Kinetic theory and rheology of dilute, nonhomogeneous polymer solutions

Abstract

A phase-space kinetic theory of dilute polymer solutions is developed to account for the effects of nonhomogeneous velocity and stress fields. The theory allows the configuration distribution function to depend on spatial location and explicitly treats the polymer molecule as an extended object in space. Constitutive equations for the mass flux vector and stress tensor are derived that predict polymer migration induced by stress gradients and nonuniform velocity gradients. In addition, the constitutive equation for stress contains a diffusive term in stress, and hence the model does not fall within the class of simple fluids.
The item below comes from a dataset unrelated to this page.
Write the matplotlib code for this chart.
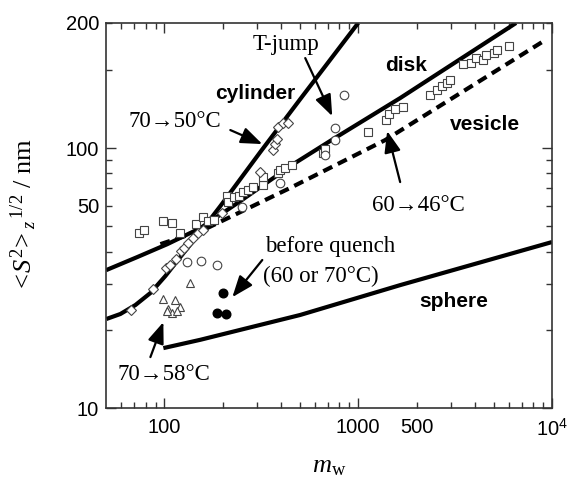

Simple shear flow between parallel plates is solved to illustrate the features of the constitutive equations. Asymptotic analysis and numerical calculations show the formation of boundary layers in stress, velocity gradient, and polymer concentration that arise near solid walls as a result of preferential orientation of the polymer molecules there. The thickness of these layers scales as λHDtr/L2, where λH is the relaxation time of the macromolecule modeled as a Hookean dumbbell, Dtr is its translational diffusivity in solution, and L is the characteristic length scale of the macroscopic flow. The presence of these layers causes only a small change in the shear stress measured in typical rheometers, but can have a profound effect on the macroscale flow of polymer solutions in complex geometries by causing apparent fluid slip near solid boundaries.